Opinión | Mirando al abismo

Maraña de decisiones

La elección de un nuevo líder religioso, especialmente en una institución milenaria como la Iglesia Católica, tiene un peso simbólico incuestionable

El Papa León XIV llega a la residencia de Santa Marta en el Vaticano

El Papa León XIV llega a la residencia de Santa Marta en el Vaticano / Agencias

En un mundo donde las preocupaciones cotidianas, el precio de la comida, el alquiler, la salud, el trabajo, deberían ocupar el centro de nuestra atención, resulta llamativo cómo eventos lejanos, como la elección de un nuevo Papa, capturan nuestro interés con tanta intensidad. Mientras millones lidian con problemas inmediatos, los medios dedican horas a analizar cada gesto del pontífice, su vestimenta, sus discursos y sus posibles reformas. ¿Por qué nos importa tanto una figura distante cuando nuestras realidades palpitan aquí, en lo concreto y urgente?  

La elección de un nuevo líder religioso, especialmente en una institución milenaria como la Iglesia Católica, tiene un peso simbólico incuestionable. Representa esperanza, renovación o, para algunos, continuidad. Pero más allá de los creyentes, el fenómeno mediático alrededor del papado revela algo más profundo: nuestra necesidad de narrativas grandiosas que nos distraigan de las batallas grises del día a día. El Papa no resolverá el desempleo de un joven en Buenos Aires, ni la deuda de una familia en México, pero su imagen —carismática, solemne— ofrece un escape momentáneo a un drama colectivo que parece más trascendente que pagar el recibo de la luz.

Es paradójico: en sociedades cada vez más secularizadas, el interés por el Vaticano persiste. Quizá porque, en medio del capitalismo deshumanizado, la figura del Papa evoca un lenguaje de solidaridad y moral que contrasta con la crudeza de nuestras economías. Cuando Francisco habla de «los pobres» o de «cuidar la creación», muchos aplauden, aunque luego sus vidas sigan atrapadas en sistemas que ignoran esos ideales. Nos conmovemos con sus palabras precisamente porque nuestra realidad carece de ellas. Es más fácil emocionarse con un discurso sobre la pobreza que organizarse para exigir salarios dignos.  

Los medios amplifican esta dicotomía. Mientras problemas como la inflación o la violencia requieren análisis complejos y soluciones incómodas, el papado ofrece un espectáculo simple: rituales ancestrales, vestiduras sustuosas, gestos de humildad. Es una fábrica de titulares listos para el consumo. ¿Cuántas portadas ha merecido un campesino sin tierra frente a las que ocupa un viaje papal?
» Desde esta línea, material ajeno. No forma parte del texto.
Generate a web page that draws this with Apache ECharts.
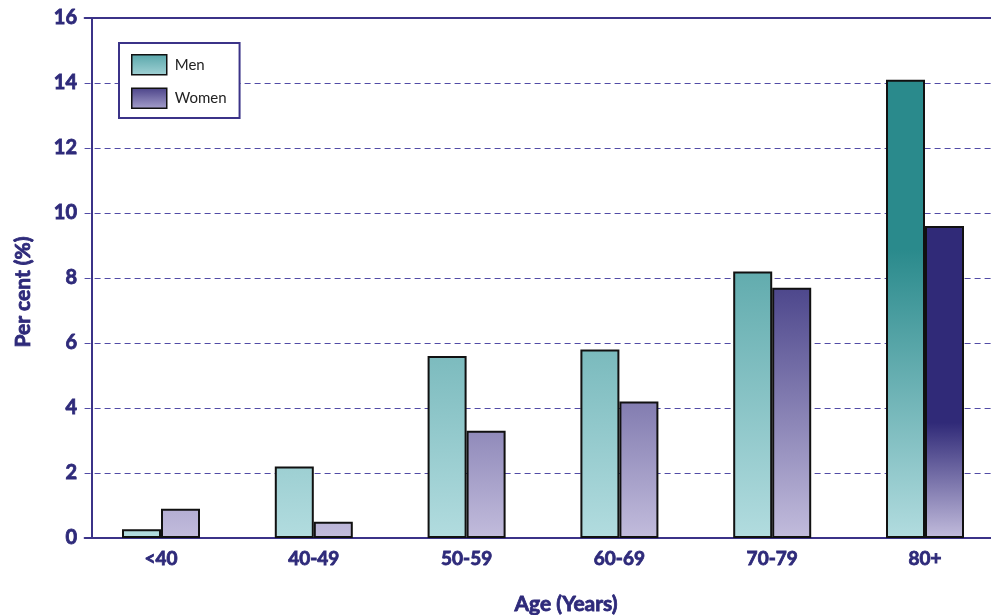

La industria del entretenimiento disfrazada de información nos entrena para mirar hacia Roma en lugar de hacia nuestro barrio.

No se trata de negar la importancia global del Papa, sino de cuestionar por qué permitimos que su figura opaque luchas locales que sí dependen de nuestra participación. ¿Cuánta energía dedicamos a debatir sus encíclicas frente a la que invertimos en exigir servicios públicos eficientes? La espiritualidad puede ser reconfortante, pero no sustituye al pan.  

Al final, la obsesión con el pontífice refleja una sociedad que prefiere delegar sus esperanzas en líderes lejanos antes que asumir la responsabilidad de cambiar lo cercano. El nuevo Papa no es el problema; lo es nuestra incapacidad para priorizar lo que realmente nos afecta. Mientras él habla del cielo, nosotros seguimos enterrados en la tierra. Y ahí, en ese contraste, se esconde la verdad incómoda: nos fascina lo que no nos exige nada.  

¿Qué pasaría si canalizáramos esa misma atención hacia nuestros gobernantes, nuestros sindicatos, nuestras escuelas? Quizá entonces lo trascendente dejaría de ser un espectáculo y se convertiría en una lucha. Pero eso, claro, requeriría mirarnos al espejo en lugar de hacia el balcón de San Pedro.